You may think I'm joking, but I'm not - this is a model to explore. Of course, not every film fits this model, but with things increasingly trending towards free, and with the film world continuing to duplicate the mistakes of the music world, it's something worth exploring. Jamie is exploring it further. The first step is VoDo - for voluntary donation - a system to make it easy for people watching films on peer-to-peer sites to donate to the filmmakers. Not a requirement, just a voluntary, and anonymous, donation. From their site:
VODO’s aim is to provide a revenue stream for creators of media content, in a world in which the systems for distributing, copying and viewing that content are cross-territorial, rapidly changing and difficult to predict or control.
If the architecture we are working on proves workable, we will be able to let consumers of media shared through P2P networks make voluntary donations to creators. Our aim is to combine a series of technologies to smoothly connect would-be donors to creators wherever their works are shared.

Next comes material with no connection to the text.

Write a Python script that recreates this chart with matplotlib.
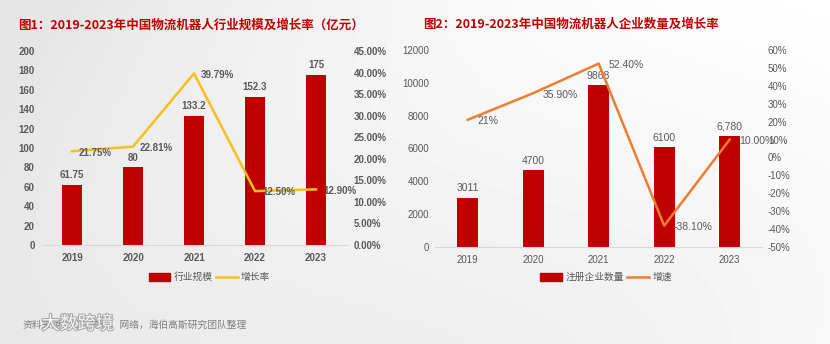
import numpy as np
import matplotlib.pyplot as plt
import matplotlib.patheffects as pe
from matplotlib.ticker import FuncFormatter

plt.rcParams['font.family'] = ['Noto Sans CJK SC', 'DejaVu Sans']

years = ['2019', '2020', '2021', '2022', '2023']

# chart 1: market size (100M yuan) and growth rate (%)
market_size = [61.75, 80, 133.2, 152.3, 175]
market_size_labels = ['61.75', '80', '133.2', '152.3', '175']
market_growth = [21.75, 22.81, 39.79, 12.50, 12.90]

# chart 2: registered companies and growth rate (%)
company_count = [3011, 4700, 9868, 6100, 6780]
company_count_labels = ['3011', '4700', '9868', '6100', '6,780']
company_growth = [21, 35.90, 52.40, -38.10, 10.00]
company_growth_labels = ['21%', '35.90%', '52.40%', '-38.10%', '10.00%']

RED = '#C00000'
GOLD = '#F5C01A'
ORANGE = '#ED7D31'
GREY = '#595959'
LAT = ['Liberation Sans', 'DejaVu Sans']

fig = plt.figure(figsize=(8.3, 3.44), dpi=100)

# soft grey-to-white backdrop
bg = fig.add_axes([0, 0, 1, 1], zorder=-10)
gx, gy = np.meshgrid(np.linspace(0, 1, 200), np.linspace(0, 1, 100))
shade = 0.90 + 0.10 * np.clip(gx * 1.1 - 0.15 + 0.25 * np.sin(3 * gx + 2 * gy), 0, 1)
bg.imshow(shade, cmap='gray', vmin=0, vmax=1, aspect='auto', extent=[0, 1, 0, 1])
bg.axis('off')

x = np.arange(len(years))


def style_axes(ax, ax2, bold, pad):
    for a in (ax, ax2):
        for s in ['top', 'left', 'right', 'bottom']:
            a.spines[s].set_visible(False)
        a.tick_params(length=0, colors=GREY, labelsize=7, pad=pad)
        for lab in a.get_xticklabels() + a.get_yticklabels():
            lab.set_fontweight('bold' if bold else 'normal')
            lab.set_family(LAT)
        a.set_facecolor('none')
    ax.spines['bottom'].set_visible(True)
    ax.spines['bottom'].set_color('#d9d9d9')


# ---- chart 1 ----
ax1 = fig.add_axes([0.05, 0.2878, 0.3675, 0.564])
ax1b = ax1.twinx()
ax1.bar(x, market_size, width=0.33, color=RED, zorder=2)
for xi, v, t in zip(x, market_size, market_size_labels):
    ax1.text(xi, v + 5, t, ha='center', va='bottom', fontsize=7, color=GREY,
             fontweight='bold', family=LAT)
ax1b.plot(x, market_growth, color=GOLD, lw=1.8, zorder=3)
for xi, v in zip(x, market_growth):
    ax1b.annotate('{:.2f}%'.format(v), (xi, v), xytext=(5, -1), textcoords='offset points',
                  ha='left', va='center', fontsize=7, color=GREY, fontweight='bold',
                  family=LAT)
ax1.set_xlim(-0.5, 4.5)
ax1.set_ylim(0, 200)
ax1.set_yticks(np.arange(0, 201, 20))
ax1b.set_ylim(0, 45)
ax1b.set_yticks(np.arange(0, 45.1, 5))
ax1b.yaxis.set_major_formatter(FuncFormatter(lambda v, p: '{:.2f}%'.format(v)))
ax1.set_xticks(x)
ax1.set_xticklabels(years)
style_axes(ax1, ax1b, True, 5)
ax1.tick_params(axis='x', pad=6)

# ---- chart 2 ----
ax2 = fig.add_axes([0.524, 0.282, 0.3946, 0.5727])
ax2b = ax2.twinx()
ax2.bar(x, company_count, width=0.32, color=RED, zorder=2)
for xi, v, t in zip(x, company_count, company_count_labels):
    ax2.text(xi, v + 250, t, ha='center', va='bottom', fontsize=7.5, color=GREY, family=LAT)
ax2b.plot(x, company_growth, color=ORANGE, lw=1.8, zorder=3)
for xi, v, t in zip(x, company_growth, company_growth_labels):
    ax2b.annotate(t, (xi, v), xytext=(7, -1), textcoords='offset points',
                  ha='left', va='center', fontsize=7.5, color=GREY, family=LAT)
ax2.set_xlim(-0.5, 4.5)
ax2.set_ylim(0, 12000)
ax2.set_yticks(np.arange(0, 12001, 2000))
ax2b.set_ylim(-50, 60)
ax2b.set_yticks(np.arange(-50, 61, 10))
ax2b.yaxis.set_major_formatter(FuncFormatter(lambda v, p: '{:.0f}%'.format(v)))
ax2.set_xticks(x)
ax2.set_xticklabels(years)
style_axes(ax2, ax2b, False, 4)
ax2.tick_params(axis='x', pad=6)

# titles
fig.text(0.022, 0.928, '图1：2019-2023年中国物流机器人行业规模及增长率（亿元）', color=RED,
         fontsize=9, fontweight='bold', va='center')
fig.text(0.51, 0.93, '图2：2019-2023年中国物流机器人企业数量及增长率', color=RED,
         fontsize=9, fontweight='bold', va='center')


# legends drawn in figure space
def legend_row(x0, y, items):
    cur = x0
    for kind, color, label in items:
        if kind == 'bar':
            fig.patches.append(plt.Rectangle((cur, y - 0.012), 0.026, 0.024, color=color,
                                             transform=fig.transFigure, figure=fig))
        else:
            fig.lines.append(plt.Line2D([cur, cur + 0.026], [y, y], color=color, lw=1.8,
                                        transform=fig.transFigure, figure=fig))
        fig.text(cur + 0.03, y, label, fontsize=7, color=GREY, va='center')
        cur += 0.03 + 0.0118 * len(label) + 0.004


legend_row(0.179, 0.195, [('bar', RED, '行业规模'), ('line', GOLD, '增长率')])
legend_row(0.651, 0.195, [('bar', RED, '注册企业数量'), ('line', ORANGE, '增速')])

# source note and watermark
fig.text(0.027, 0.055, '资料来源：公开资料，网络，海伯高斯研究团队整理', fontsize=7,
         color='#7f7f7f', style='italic', va='center')
fig.text(0.05, 0.058, '大数跨境', fontsize=13, color='white', va='center', alpha=0.9,
         path_effects=[pe.withStroke(linewidth=1.5, foreground='#a0a0a0')])

fig.savefig('out.png', dpi=100)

Good goal, I think and worth further exploration. Jamie is working with several people to develop further business models around free, P2P and piracy, and I think it's worth following his movements. The technology isn't going away, piracy isn't going away (unless we wake up and make it legal and not piracy), P2P isn't going away, the film business isn't getting any better and at least one person is figuring out a new model Kudos to Jamie.
I have to close with a last thought from Jamie. In a conversation we had, he commented that he, and friends of his, often will hear about a film and wonder if it's any good. The first thing they do is search PirateBay - if the film isn't there, they figure it must suck - if no one is pirating it, it can't be worth watching. I don't think Jamie is alone in this, and filmmakers should acknowledge it and build upon it.